Suppose we use $\oplus$ to compute $x+1$, given $x \in \mathbb{C}$. $\widetilde{f(x)} = \mathop{\text{fl}}(x) \oplus 1$. This algorithm is stable but not backward stable. The reason is that for $x \approx 0$, the addition $\oplus$ will introduce absolute errors of size $O(\epsilon_M)$. Relative to the size of $x$, these errors are unbounded, so they cannot be interpreted as caused by small perturbations in the data.
For a quick notation summary:
- $\epsilon_M$ is machine epsilon that provides an upper bound on relative approximation error.
- $\mathop{\text{fl}}(x)$ is the floating point approximation of $x$. For any $x$, there is some $\epsilon$ such that $\mathop{\text{fl}}(x) = x (1 + \epsilon)$ where ${\lvert \epsilon \rvert} < \epsilon_M$
- $\oplus$ is the floating point approximation of mathematical addition.
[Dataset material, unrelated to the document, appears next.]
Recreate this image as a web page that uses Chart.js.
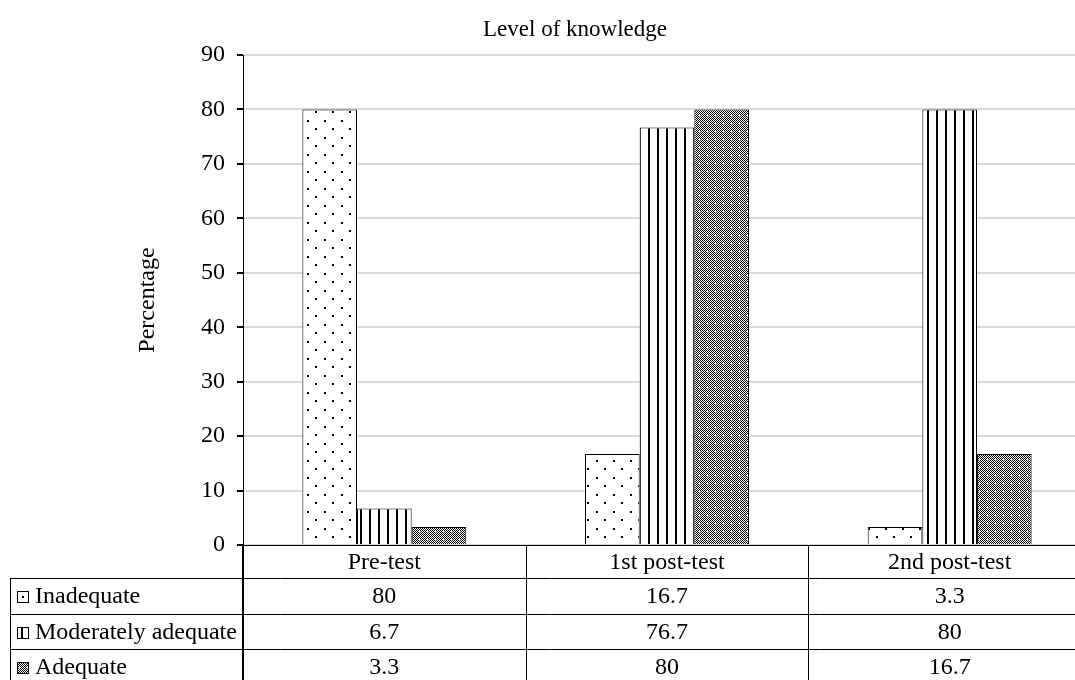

For any floating point $x,y$ there exists some $\epsilon$ such that $x \oplus y = (x+y)(1 + \epsilon)$ where ${\lvert \epsilon \rvert} < \epsilon_M$
- $\widetilde{f(x)}$ is the algorithmic approximation to $f(x)$
For backward stability we need to show that:
\begin{gather*} \forall \vec{x}, \exists \vec{y}: \widetilde{f(\vec{x})} = f(\vec{y}) \; \text{and} \; \frac{ {\lVert \vec{x} - \vec{y} \rVert} }{ {\lVert \vec{x} \rVert} } = O(\epsilon_M) \\ \end{gather*}
\begin{align*} \widetilde{f(x)} &= \mathop{\text{fl}}(x) \oplus 1 % = (\mathop{\text{fl}}(x) + 1)(1 + \epsilon_2) = (x(1 + \epsilon_1) + 1)(1 + \epsilon_2), \quad {\lvert \epsilon_1 \rvert} < \epsilon_M, {\lvert \epsilon_2 \rvert} < \epsilon_M \\ &= (x(1 + \epsilon_3) + 1) = y + 1 = f(y), \quad \epsilon_3 = O(\epsilon_M) \\ \end{align*}
To show that there exists some $\epsilon_3 = O(\epsilon_M)$ such that $y = x(1 + \epsilon_3)$:
\begin{align*} (x(1 + \epsilon_1) + 1)(1 + \epsilon_2) &= (x(1 + \epsilon_3) + 1) \\ x + x \epsilon_1 + 1 + x \epsilon_2 + x \epsilon_1 \epsilon_2 + \epsilon_2 &= x + x \epsilon_3 + 1 \\ x \epsilon_1 + x \epsilon_2 + x \epsilon_1 \epsilon_2 + \epsilon_2 &= x \epsilon_3 \\ \epsilon_3 &= \epsilon_1 + \epsilon_2 + \epsilon_1 \epsilon_2 + \epsilon_2/x \\ \end{align*}
$\epsilon_1,\epsilon_2$ are both $O(\epsilon_M)$. $\epsilon_1 \epsilon_2$ is $O(\epsilon_M^2)$ and can be discarded. However, $\epsilon_2/x$ is unbounded. so we can't find an $\epsilon_3$ of $O(\epsilon_M)$ satisfying $y = x(1 + \epsilon_3)$. Is this correct?